60% of cars in Tyrone are red and 94% of white lines in Tyrone are white. What better to prove a point than good old hard statistics. Yes, over 60% of all vehicles in the Red Hand County are red (this figure estimated to rise to 70% this week) and almost all the white lines in Tyrone are white, except for the ones that have faded so much they are now invisible.
Mickey slipped the Pope a £10er on Sunday. If you re-watch the Phoenix Park mass from Sunday, and pause it at 36:05, you’ll see the wee red and white Tyrone Fabrications cap, and two crisp new £5 notes getting slipped to a winking Pope Franko. Francis also apparently has big hopes of Tiernan McCann entering the priesthood.
Colm Cavanagh is now the last on-field link to 08. Given Cathal McCarron is not able to play this Sunday, Big Colly is now the final playing link to the winning team of 2008. He is also Tyrone’s last scorer in an All Ireland final although nearly everyone missed it. He also has a brother who reportedly played well that day. And Cavanagh sounds like Canavan. Too coincidental. By the way Cavanagh got his nickname ‘Colly’ from his love of cauliflower dinners in Moy Primary School since he was 7.
There are two Coalisland men on the starting team. Even Nostradamus said this was a long-shot.
Darren McCurry was reportedly flying in training in a late bid to force his way onto the Tyrone starting team to play against their dear neighbours Derry in the first round of the Ulster Championship this Sunday.

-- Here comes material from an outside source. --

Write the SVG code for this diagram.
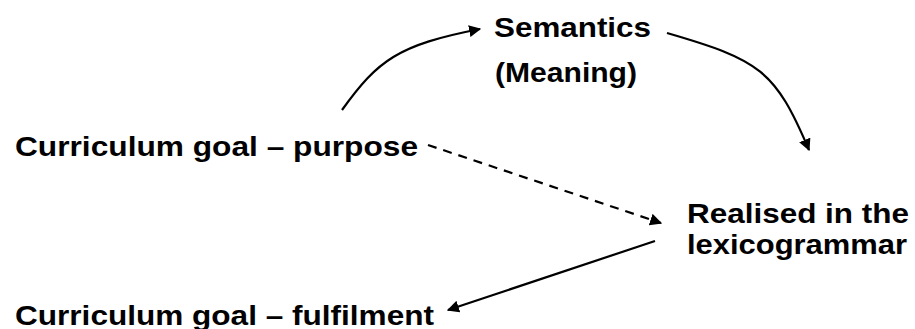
<svg xmlns="http://www.w3.org/2000/svg" width="915" height="329" viewBox="0 0 915 329">
<style>
text{font-family:"Liberation Sans",Arial,sans-serif;font-weight:bold;font-size:28px;fill:#000}
.c{fill:none;stroke:#000;stroke-width:2.2}
.d{stroke-dasharray:9,7}
</style>
<defs>
<marker id="ah" viewBox="0 0 10 10" refX="9" refY="5" markerWidth="5.5" markerHeight="5.5" orient="auto" markerUnits="strokeWidth">
<path d="M0,0 L10,5 L0,10 z" fill="#000"/>
</marker>
</defs>
<rect width="915" height="329" fill="#fff"/>
<g id="connectors">
<path class="c" d="M342,110 C378,60 398,45 480,29" marker-end="url(#ah)"/>
<path class="c" d="M667,33 C760,60 775,70 809,150" marker-end="url(#ah)"/>
<path class="c d" d="M428,145 L661,223" marker-end="url(#ah)"/>
<path class="c" d="M655,241 L448,310" marker-end="url(#ah)"/>
</g>
<g id="semantics"><text x="494" y="37" textLength="157" lengthAdjust="spacingAndGlyphs">Semantics</text><text x="495" y="82" textLength="142" lengthAdjust="spacingAndGlyphs">(Meaning)</text></g>
<g id="purpose"><text x="15" y="156" textLength="403" lengthAdjust="spacingAndGlyphs">Curriculum goal – purpose</text></g>
<g id="realised"><text x="687" y="223" textLength="222" lengthAdjust="spacingAndGlyphs">Realised in the</text><text x="687" y="254" textLength="220" lengthAdjust="spacingAndGlyphs">lexicogrammar</text></g>
<g id="fulfilment"><text x="15" y="325" textLength="419" lengthAdjust="spacingAndGlyphs">Curriculum goal – fulfilment</text></g>
</svg>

Insiders confirmed that the Edendork sharpshooter arrived in training last night by jet-pack and remained flying until he ran out of fuel around half nine. Clonoe’s Conor McAliskey was allegedly furious at the lengths his fellow corner forward was going to to worm his way into Harte’s plans. A squad member told us:
“You should have seen McAliskey’s face. Everyone knows that if you’re flying in training Harte tends to pick you so McCurry took the cliche to a new level. To be fair to Conor, he latched onto another GAA saying and started kicking lumps out of Sean Cavanagh. Real lumps, like. Everyone knows that if a player is kicking lumps out of others in training then Harte knows he’s psyched up for the championship. Sean’s in a bad way though. Holes all over him.”
McCurry’s new approach saw him become a genuine target man for Mickey O’Neill’s kickouts as he won 20 out of 20 punts from the keeper, uncontested, though he was whistled for over-carrying every time. He was also blown out of Garvaghey towards the Ballygawley roundabout several times by high winds.
Reports suggest Harte was impressed by the lengths McCurry was prepared to go to but reminded the diminutive forward that Ricey McMenamin once gave 101% during training in 2008, verified by medical science through a GPS monitor strapped onto his back.
Niall Morgan’s attempt to ‘bust his balls’ in a last-ditch attempt to make his way onto the side unfortunately saw him in A&E overnight.